### Requirements
Give back exactly the lines from the beginning of the listing below to the line holding "plt.rcParams['mathtext.it'] = 'Liberation", both ends included; the pictures stay out.

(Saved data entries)
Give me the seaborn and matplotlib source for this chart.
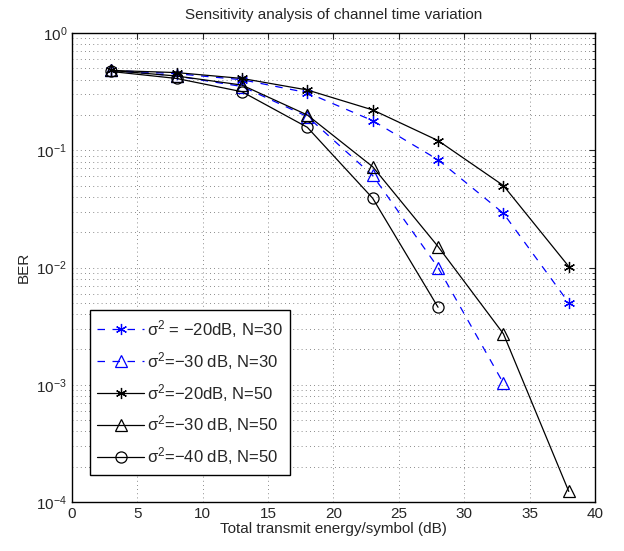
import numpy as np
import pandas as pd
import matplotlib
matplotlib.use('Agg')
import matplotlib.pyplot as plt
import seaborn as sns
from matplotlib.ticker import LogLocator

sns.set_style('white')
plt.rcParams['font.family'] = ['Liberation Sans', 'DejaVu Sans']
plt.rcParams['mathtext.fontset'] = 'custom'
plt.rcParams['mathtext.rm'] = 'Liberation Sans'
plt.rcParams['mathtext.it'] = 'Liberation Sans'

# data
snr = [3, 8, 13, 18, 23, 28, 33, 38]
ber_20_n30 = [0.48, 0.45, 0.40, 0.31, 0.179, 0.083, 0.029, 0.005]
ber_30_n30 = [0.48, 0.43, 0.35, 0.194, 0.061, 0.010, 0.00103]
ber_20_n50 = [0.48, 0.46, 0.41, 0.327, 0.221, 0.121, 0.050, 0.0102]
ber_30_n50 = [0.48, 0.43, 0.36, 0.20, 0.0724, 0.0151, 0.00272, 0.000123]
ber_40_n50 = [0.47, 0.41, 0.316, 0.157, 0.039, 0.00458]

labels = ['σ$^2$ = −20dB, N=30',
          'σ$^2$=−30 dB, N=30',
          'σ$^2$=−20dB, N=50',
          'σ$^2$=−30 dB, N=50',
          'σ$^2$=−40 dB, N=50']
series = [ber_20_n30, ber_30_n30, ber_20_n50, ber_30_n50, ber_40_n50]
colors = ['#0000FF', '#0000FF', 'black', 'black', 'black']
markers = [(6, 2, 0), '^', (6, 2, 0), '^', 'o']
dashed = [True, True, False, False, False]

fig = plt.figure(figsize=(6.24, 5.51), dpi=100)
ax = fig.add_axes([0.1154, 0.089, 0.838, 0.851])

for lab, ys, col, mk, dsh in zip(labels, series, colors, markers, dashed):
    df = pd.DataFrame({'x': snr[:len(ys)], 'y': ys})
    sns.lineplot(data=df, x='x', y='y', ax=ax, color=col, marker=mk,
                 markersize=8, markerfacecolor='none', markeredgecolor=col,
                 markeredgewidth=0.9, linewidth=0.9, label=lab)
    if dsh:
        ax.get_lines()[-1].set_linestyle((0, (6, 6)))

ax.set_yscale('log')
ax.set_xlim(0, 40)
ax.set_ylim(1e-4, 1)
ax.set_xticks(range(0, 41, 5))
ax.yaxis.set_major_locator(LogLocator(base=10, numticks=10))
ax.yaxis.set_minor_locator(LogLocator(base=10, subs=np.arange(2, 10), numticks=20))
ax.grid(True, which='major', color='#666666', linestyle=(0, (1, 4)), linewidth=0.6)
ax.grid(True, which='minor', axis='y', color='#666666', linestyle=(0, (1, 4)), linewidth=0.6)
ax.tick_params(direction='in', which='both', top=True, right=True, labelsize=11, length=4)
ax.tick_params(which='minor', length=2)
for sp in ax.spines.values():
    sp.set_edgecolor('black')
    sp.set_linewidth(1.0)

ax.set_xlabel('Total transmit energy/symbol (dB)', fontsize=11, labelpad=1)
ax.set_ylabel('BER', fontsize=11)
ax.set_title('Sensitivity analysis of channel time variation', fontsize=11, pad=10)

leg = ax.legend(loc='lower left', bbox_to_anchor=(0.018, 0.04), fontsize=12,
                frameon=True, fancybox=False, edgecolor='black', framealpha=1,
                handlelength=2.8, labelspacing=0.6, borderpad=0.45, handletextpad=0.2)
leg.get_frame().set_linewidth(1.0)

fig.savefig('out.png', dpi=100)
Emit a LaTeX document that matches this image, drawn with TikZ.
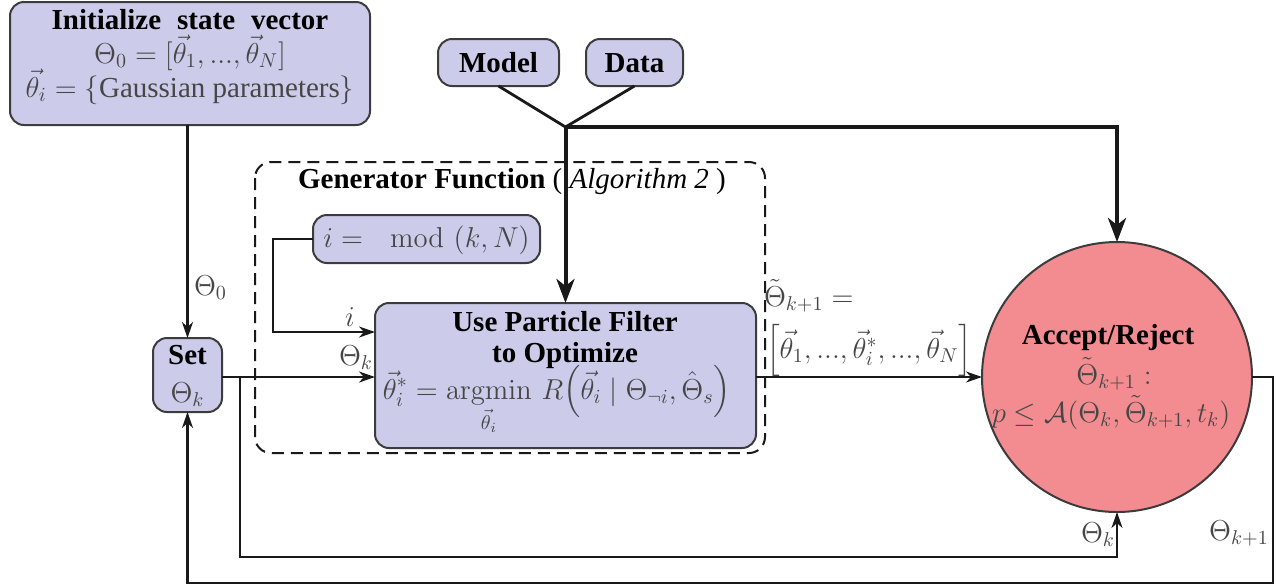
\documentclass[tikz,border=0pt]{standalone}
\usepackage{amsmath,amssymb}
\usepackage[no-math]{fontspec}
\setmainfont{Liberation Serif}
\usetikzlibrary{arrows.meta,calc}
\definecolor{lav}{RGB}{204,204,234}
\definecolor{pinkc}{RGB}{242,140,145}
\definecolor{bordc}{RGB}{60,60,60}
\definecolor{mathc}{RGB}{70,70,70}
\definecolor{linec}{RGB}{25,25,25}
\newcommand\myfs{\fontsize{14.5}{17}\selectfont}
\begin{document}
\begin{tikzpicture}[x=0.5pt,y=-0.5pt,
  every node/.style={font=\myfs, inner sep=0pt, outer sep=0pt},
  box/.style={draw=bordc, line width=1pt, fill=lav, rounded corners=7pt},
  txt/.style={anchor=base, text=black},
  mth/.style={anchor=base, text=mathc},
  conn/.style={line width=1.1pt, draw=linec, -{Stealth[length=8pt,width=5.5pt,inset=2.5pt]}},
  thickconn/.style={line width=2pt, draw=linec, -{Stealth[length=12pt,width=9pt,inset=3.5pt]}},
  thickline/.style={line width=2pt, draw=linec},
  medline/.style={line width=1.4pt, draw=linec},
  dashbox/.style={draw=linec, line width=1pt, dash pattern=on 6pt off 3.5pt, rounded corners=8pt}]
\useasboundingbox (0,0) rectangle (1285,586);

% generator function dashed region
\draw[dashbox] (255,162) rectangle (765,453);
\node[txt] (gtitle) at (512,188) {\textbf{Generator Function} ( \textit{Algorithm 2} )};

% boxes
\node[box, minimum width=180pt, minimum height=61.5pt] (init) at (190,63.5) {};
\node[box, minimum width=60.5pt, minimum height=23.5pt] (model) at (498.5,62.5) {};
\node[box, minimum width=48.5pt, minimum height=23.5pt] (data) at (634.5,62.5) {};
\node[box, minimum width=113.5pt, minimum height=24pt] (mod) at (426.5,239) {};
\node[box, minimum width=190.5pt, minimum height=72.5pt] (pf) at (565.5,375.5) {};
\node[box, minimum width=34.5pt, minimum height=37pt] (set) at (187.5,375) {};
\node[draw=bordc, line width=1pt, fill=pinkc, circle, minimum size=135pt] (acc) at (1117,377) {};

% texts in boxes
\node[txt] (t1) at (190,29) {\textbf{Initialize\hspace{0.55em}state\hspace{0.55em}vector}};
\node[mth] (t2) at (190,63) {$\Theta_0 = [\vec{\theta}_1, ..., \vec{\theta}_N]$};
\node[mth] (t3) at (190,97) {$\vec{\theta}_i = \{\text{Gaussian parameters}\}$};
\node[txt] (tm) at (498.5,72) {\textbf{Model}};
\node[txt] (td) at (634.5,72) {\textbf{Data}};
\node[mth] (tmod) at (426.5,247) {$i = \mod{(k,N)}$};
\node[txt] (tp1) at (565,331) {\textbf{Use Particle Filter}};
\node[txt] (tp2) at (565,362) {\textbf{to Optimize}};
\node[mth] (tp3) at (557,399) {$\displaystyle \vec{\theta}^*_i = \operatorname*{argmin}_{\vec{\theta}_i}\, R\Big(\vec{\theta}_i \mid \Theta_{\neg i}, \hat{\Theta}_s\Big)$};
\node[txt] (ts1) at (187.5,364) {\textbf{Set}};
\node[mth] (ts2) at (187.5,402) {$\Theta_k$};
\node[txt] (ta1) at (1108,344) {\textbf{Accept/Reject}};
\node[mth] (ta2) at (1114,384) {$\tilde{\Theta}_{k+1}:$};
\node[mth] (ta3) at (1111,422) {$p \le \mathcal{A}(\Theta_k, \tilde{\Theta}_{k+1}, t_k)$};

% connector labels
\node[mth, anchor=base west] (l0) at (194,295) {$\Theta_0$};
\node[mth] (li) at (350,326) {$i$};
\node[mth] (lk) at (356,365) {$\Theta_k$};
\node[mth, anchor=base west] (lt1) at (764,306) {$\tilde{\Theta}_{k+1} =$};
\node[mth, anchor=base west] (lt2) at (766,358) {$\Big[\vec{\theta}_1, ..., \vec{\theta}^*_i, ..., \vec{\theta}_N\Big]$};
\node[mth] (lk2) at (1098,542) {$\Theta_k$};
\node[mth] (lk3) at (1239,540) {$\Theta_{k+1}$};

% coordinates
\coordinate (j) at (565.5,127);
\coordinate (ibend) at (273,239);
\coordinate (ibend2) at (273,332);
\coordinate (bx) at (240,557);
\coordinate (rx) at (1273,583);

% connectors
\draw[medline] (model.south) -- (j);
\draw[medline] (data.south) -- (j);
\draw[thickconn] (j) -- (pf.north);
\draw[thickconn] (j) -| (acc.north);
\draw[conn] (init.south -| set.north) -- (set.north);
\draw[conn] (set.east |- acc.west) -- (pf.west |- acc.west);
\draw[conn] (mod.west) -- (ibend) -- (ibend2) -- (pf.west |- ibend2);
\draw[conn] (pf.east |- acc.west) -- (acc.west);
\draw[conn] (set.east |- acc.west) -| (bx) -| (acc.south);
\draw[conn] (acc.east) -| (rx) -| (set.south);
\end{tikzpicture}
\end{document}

### The reply
Give me the seaborn and matplotlib source for this chart.
import numpy as np
import pandas as pd
import matplotlib
matplotlib.use('Agg')
import matplotlib.pyplot as plt
import seaborn as sns
from matplotlib.ticker import LogLocator

sns.set_style('white')
plt.rcParams['font.family'] = ['Liberation Sans', 'DejaVu Sans']
plt.rcParams['mathtext.fontset'] = 'custom'
plt.rcParams['mathtext.rm'] = 'Liberation Sans'
plt.rcParams['mathtext.it'] = 'Liberation Sans'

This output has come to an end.